PROVIDED MATERIAL ->
## Begin
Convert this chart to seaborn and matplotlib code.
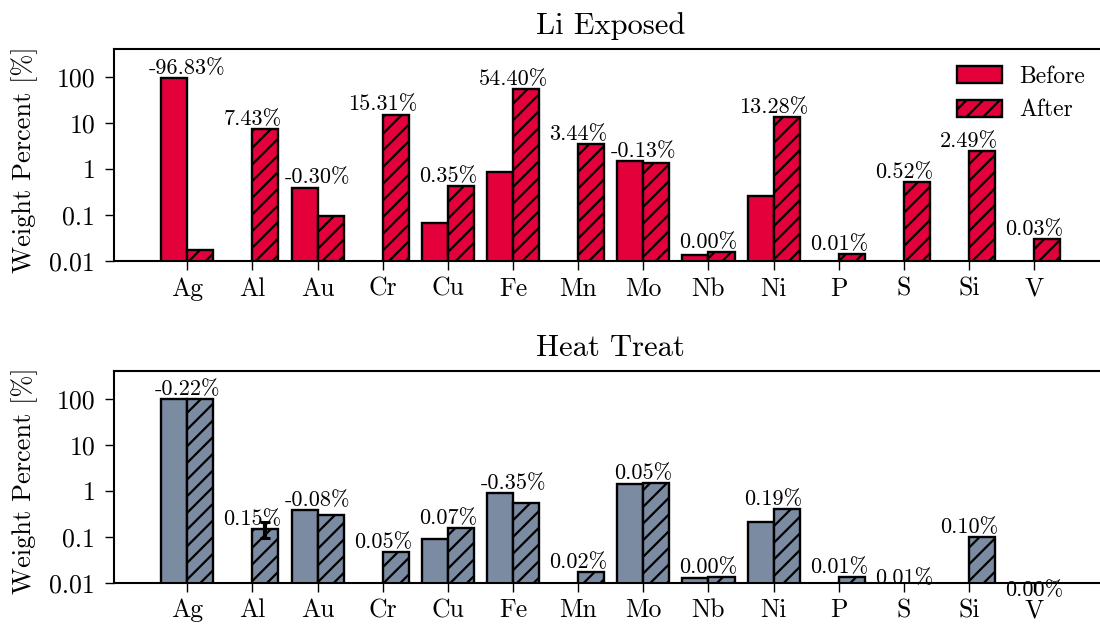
import matplotlib
matplotlib.use("Agg")
import matplotlib.pyplot as plt
from matplotlib.ticker import NullLocator
import pandas as pd
import seaborn as sns

# Elements measured on the sample surface
elements = ["Ag", "Al", "Au", "Cr", "Cu", "Fe", "Mn", "Mo", "Nb", "Ni", "P", "S", "Si", "V"]
stages = ["Before", "After"]

# Weight percent of each element, Li exposure
li_before = [96.85, 0, 0.395, 0, 0.068, 0.88, 0, 1.48, 0.0135, 0.26, 0, 0, 0, 0]
li_after = [0.017, 7.43, 0.095, 15.31, 0.418, 55.28, 3.44, 1.35, 0.0155, 13.54, 0.014, 0.52, 2.49, 0.03]

# Weight percent of each element, heat treatment
heat_before = [99.6, 0, 0.38, 0, 0.088, 0.90, 0, 1.42, 0.0125, 0.21, 0, 0, 0, 0]
heat_after = [99.38, 0.15, 0.30, 0.047, 0.158, 0.55, 0.017, 1.47, 0.0135, 0.40, 0.013, 0.0077, 0.10, 0.0042]
heat_after_err = {"Al": 0.055}

ytick_values = [0.01, 0.1, 1, 10, 100]
ytick_labels = ["0.01", "0.1", "1", "10", "100"]

RED = "#E4003B"
SLATE = "#7B8BA2"

sns.set_style("ticks")
plt.rcParams["font.family"] = ["cmr10", "DejaVu Serif"]
plt.rcParams["mathtext.fontset"] = "cm"
plt.rcParams["axes.unicode_minus"] = False
plt.rcParams["axes.formatter.use_mathtext"] = True
plt.rcParams["hatch.linewidth"] = 1.6
plt.rcParams["axes.linewidth"] = 1.5
for key in ["text.color", "axes.labelcolor", "xtick.color", "ytick.color", "axes.edgecolor"]:
    plt.rcParams[key] = "black"

W, H = 1100, 626
fig = plt.figure(figsize=(W / 100, H / 100), dpi=100)


def panel(rect, title, before, after, color, errors=None, legend=False):
    ax = fig.add_axes(rect)
    df = pd.DataFrame({
        "Element": elements * 2,
        "Stage": ["Before"] * len(elements) + ["After"] * len(elements),
        "Weight": list(before) + list(after),
    })
    sns.barplot(data=df, x="Element", y="Weight", hue="Stage",
                order=elements, hue_order=stages, palette=[color, color],
                saturation=1, edgecolor="black", linewidth=1.7,
                errorbar=None, width=0.8, legend=False, ax=ax)
    for p in ax.containers[1]:
        p.set_hatch("//")
    ax.set_yscale("log")
    ax.set_ylim(0.01, 10 ** 2.61)
    ax.set_xlim(-1.125, 14.125)
    ax.set_yticks(ytick_values, ytick_labels)
    ax.yaxis.set_minor_locator(NullLocator())
    ax.tick_params(axis="both", labelsize=18.5, length=6.5, width=1.0)
    ax.tick_params(axis="y", pad=7)
    ax.tick_params(axis="x", pad=5)
    ax.set_xlabel("")
    ax.set_ylabel("Weight Percent [%]", fontsize=19)
    ax.yaxis.set_label_coords(-0.077, 0.48)
    ax.set_title(title, fontsize=22, pad=11)

    if errors:
        for name, err in errors.items():
            i = elements.index(name)
            bar = ax.containers[1][i]
            xc = bar.get_x() + bar.get_width() / 2
            ax.errorbar(xc, after[i], yerr=err, fmt="none", ecolor="black",
                        elinewidth=3, capsize=3.5, capthick=2.2, zorder=5)

    for i, (b, a) in enumerate(zip(before, after)):
        ax.text(i, max(b, a), f"{a - b:.2f}%", ha="center", va="bottom",
                fontsize=16, zorder=6)

    if legend:
        ax.legend(handles=[ax.containers[0], ax.containers[1]], labels=stages,
                  loc="upper right", frameon=False, prop={"size": 17},
                  handlelength=1.9, handleheight=0.7, labelspacing=0.5,
                  handletextpad=0.7, borderaxespad=0.0,
                  bbox_to_anchor=(1094 / W, 1 - 56 / H),
                  bbox_transform=fig.transFigure)
    return ax


left = 114 / W
width = 993.5 / W
panel([left, 365 / H, width, 212 / H], "Li Exposed", li_before, li_after, RED, legend=True)
panel([left, 43.3 / H, width, 211.7 / H], "Heat Treat", heat_before, heat_after, SLATE,
      errors=heat_after_err)

fig.savefig("out.png", dpi=100)
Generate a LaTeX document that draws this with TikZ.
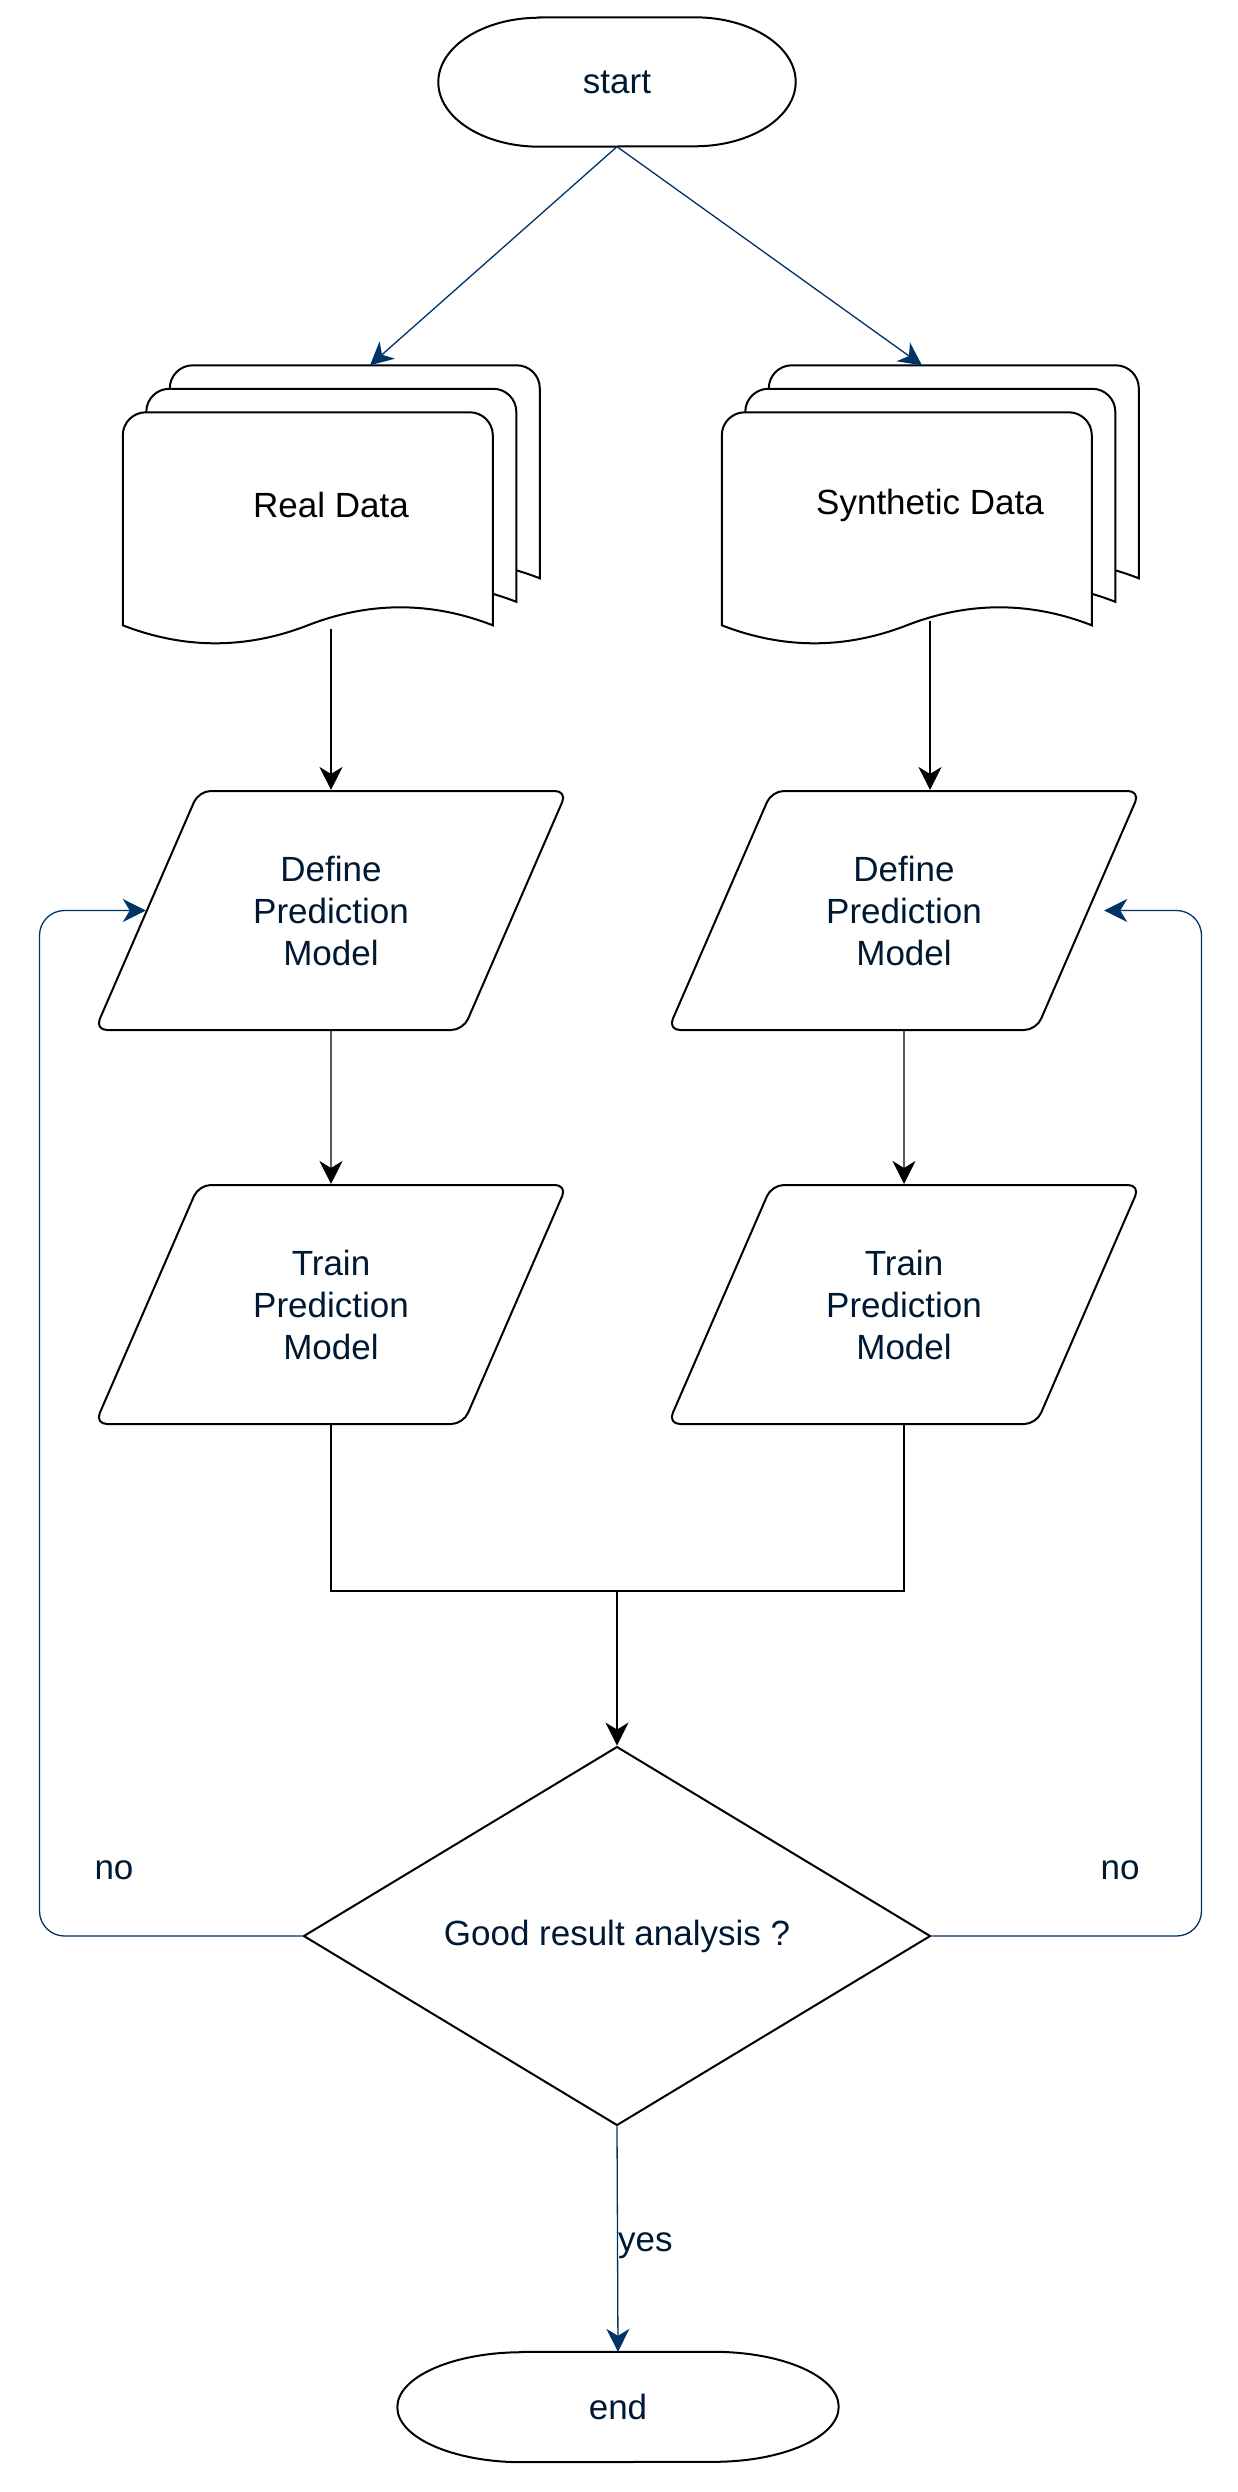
\documentclass[tikz,border=0pt]{standalone}
\usepackage{fontspec}
\setmainfont{Liberation Sans}
\usetikzlibrary{shapes.geometric,arrows.meta,backgrounds}
\definecolor{navy}{RGB}{0,25,51}
\definecolor{linkblue}{RGB}{0,51,102}

\tikzset{
  base/.style={font=\fontsize{35}{42}\selectfont, text=navy, inner sep=0pt},
  outline/.style={line width=2pt},
  stack/.style={base, text=black, minimum width=416pt, minimum height=279pt},
  para/.style={base, draw, outline, trapezium, trapezium left angle=66.5,
    trapezium right angle=113.5, trapezium stretches body, inner ysep=64.5pt,
    minimum width=472pt, minimum height=239pt, rounded corners=12pt, align=center},
  decide/.style={base, draw, outline, diamond, minimum width=627pt, minimum height=365pt},
  plain/.style={line width=1.3pt},
  flow/.style={plain, -{Stealth[length=23pt,width=23pt,inset=7pt]}},
  link/.style={flow, color=linkblue}
}

\begin{document}
\begin{tikzpicture}[x=1pt,y=-1pt]
        \useasboundingbox (0,0) rectangle (1238,2492);

        % terminals
        \node[base, minimum width=357pt, minimum height=129pt] (st) at (617,82) {start};
        \node[base, minimum width=441pt, minimum height=110pt] (en) at (618,2407) {end};
        \foreach \n/\rx/\ry in {st/101/64.5, en/125/55}
            \draw[outline] ([xshift=\rx pt]\n.north west) -- ([xshift=-\rx pt]\n.north east)
                arc[start angle=90, end angle=-90, x radius=\rx pt, y radius=\ry pt]
                -- ([xshift=\rx pt]\n.south west)
                arc[start angle=270, end angle=90, x radius=\rx pt, y radius=\ry pt] -- cycle;

        % data stacks
        \node[stack] (rd) at (331,505) {Real Data};
        \node[stack] (sd) at (930,505) {Synthetic Data};
        \begin{scope}[on background layer]
            \foreach \n in {rd,sd}
                \foreach \k in {2,1,0}
                    \draw[outline, fill=white, shift={(\n.north west)}, shift={(23.5*\k,47-23.5*\k)}]
                        (0,213) -- (0,23) arc[start angle=180, end angle=90, radius=23pt] -- (347,0)
                        arc[start angle=90, end angle=0, radius=23pt] -- (370,213)
                        .. controls (308.3,189) and (246.7,189) .. (185,213)
                        .. controls (123.3,237) and (61.7,237) .. (0,213) -- cycle;
        \end{scope}

        % model steps
        \node[para] (dl) at (331,910.5) {Define\\Prediction\\Model};
        \node[para] (dr) at (904,910.5) {Define\\Prediction\\Model};
        \node[para] (tl) at (331,1304.5) {Train\\Prediction\\Model};
        \node[para] (tr) at (904,1304.5) {Train\\Prediction\\Model};
        \node[decide] (gr) at (617,1936) {Good result analysis ?};
        \coordinate (mg) at (617,1591);

        % connectors
        \draw[link] (st.south) -- ([xshift=39pt]rd.north);
        \draw[link] (st.south) -- ([xshift=-8pt]sd.north);
        \draw[flow] ([yshift=16pt]rd.south) -- (rd.south |- dl.north);
        \draw[flow] ([yshift=24pt]sd.south) -- (sd.south |- dr.north);
        \draw[flow] (dl) -- (tl);
        \draw[flow] (dr) -- (tr);
        \draw[plain] (tl) |- (mg) -| (tr);
        \draw[flow] (mg) -- (gr);
        \draw[link, rounded corners=25pt] (gr.west) -- ++(-263,0) |- (dl.west);
        \draw[link, rounded corners=25pt, shorten >=15pt] (gr.east) -- ++(270,0) |- (dr.east);
        \draw[link] (gr.south) -- node[base, right, pos=.53] (yes) {yes} (en.north);
        \node[base] (nol) at (114,1870) {no};
        \node[base] (nor) at (1120,1870) {no};
\end{tikzpicture}
\end{document}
## End
DESCRIPTION OF THE TASK -> Begin at the top of the records above and retype each line exactly until the line containing "0.52, 2.49, 0.03]", which is included. Skip all pictures.

CORRECT RESULT ->
Convert this chart to seaborn and matplotlib code.
import matplotlib
matplotlib.use("Agg")
import matplotlib.pyplot as plt
from matplotlib.ticker import NullLocator
import pandas as pd
import seaborn as sns

# Elements measured on the sample surface
elements = ["Ag", "Al", "Au", "Cr", "Cu", "Fe", "Mn", "Mo", "Nb", "Ni", "P", "S", "Si", "V"]
stages = ["Before", "After"]

# Weight percent of each element, Li exposure
li_before = [96.85, 0, 0.395, 0, 0.068, 0.88, 0, 1.48, 0.0135, 0.26, 0, 0, 0, 0]
li_after = [0.017, 7.43, 0.095, 15.31, 0.418, 55.28, 3.44, 1.35, 0.0155, 13.54, 0.014, 0.52, 2.49, 0.03]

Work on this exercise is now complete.